J’ai essayé moi-même de discuter avec certains d’entre eux pour essayer de leur expliquer que leur raisonnement n’avait pas de sens (oui, j’ai du temps à perdre je crois), sans résultat, bien évidemment. Ils s’appuient sur des « preuves » comme des reportages dont on ne peut pas vérifier l’authenticité, des témoignages pas tellement plus convaincants, des articles de loi tordus dans tous les sens pour qu’ils donnent l’impression de confirmer leurs théories, etc.
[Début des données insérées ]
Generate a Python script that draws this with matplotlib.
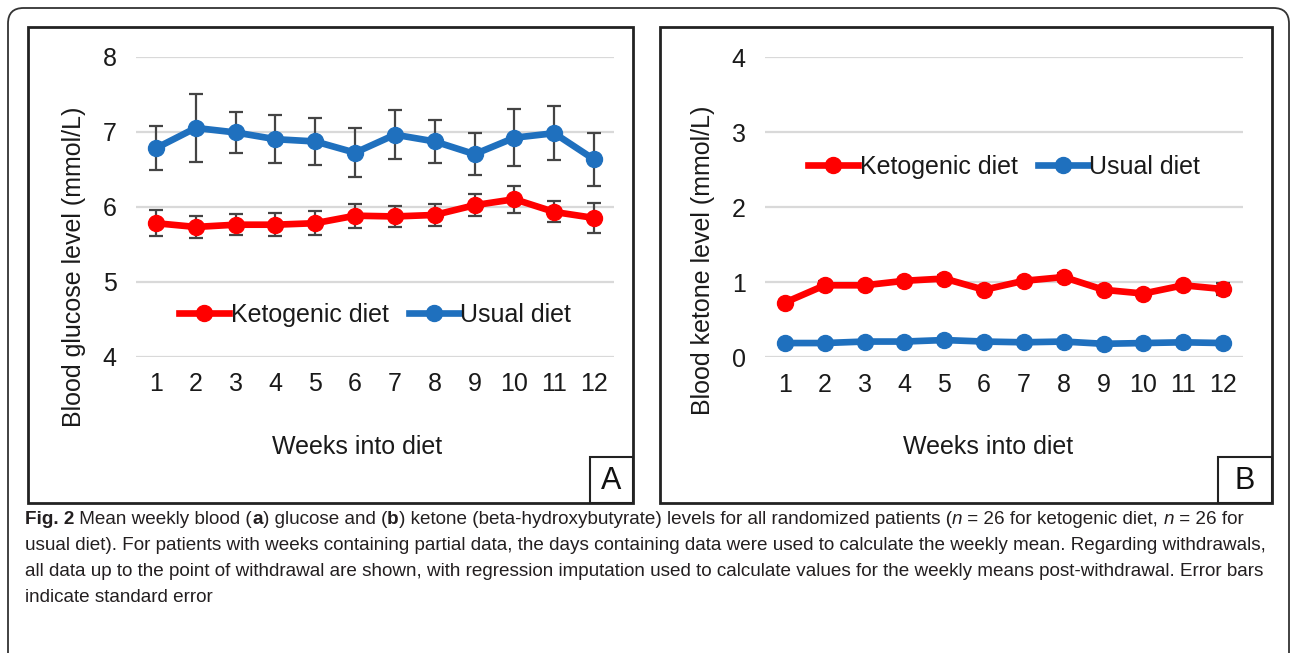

En voyant toutes ces justifications et en lisant leurs messages m’exhortant à ouvrir les yeux et accepter leurs preuves, je me suis souvenu de ce que font certains qui discutent avec les complotistes : avant tout débat ils leur demandent le genre de preuves qu’ils sont prêts à accepter pour reconnaître qu’ils ont tort. Et je me suis dit qu’il serait intéressant voir même indispensable pour faire preuve d’honnêteté intellectuelle de me poser la même question sur l’histoire du Rivotril.
Je suis intimement et sincèrement persuadé que cette histoire est totalement inventée et, pour ne pas me retrouver dans la même position qu’eux, à défendre une thèse contre vents et marées armée de ma simple conviction profonde, il est nécessaire de se poser la question des preuves que je suis prêt à accepter pour me montrer que j’ai tort.
Et c’est là que le bât blesse : je n’en ai pas la moindre idée. Si on fait l’hypothèse que ce complot est vrai (bien que, encore une fois, je n’en croie pas un mot), comment pourrions-nous le démontrer ? À partir de quel niveau de preuve peut-on commencer à se dire qu’on se trompe ?
Merci par avance pour vos éclairages.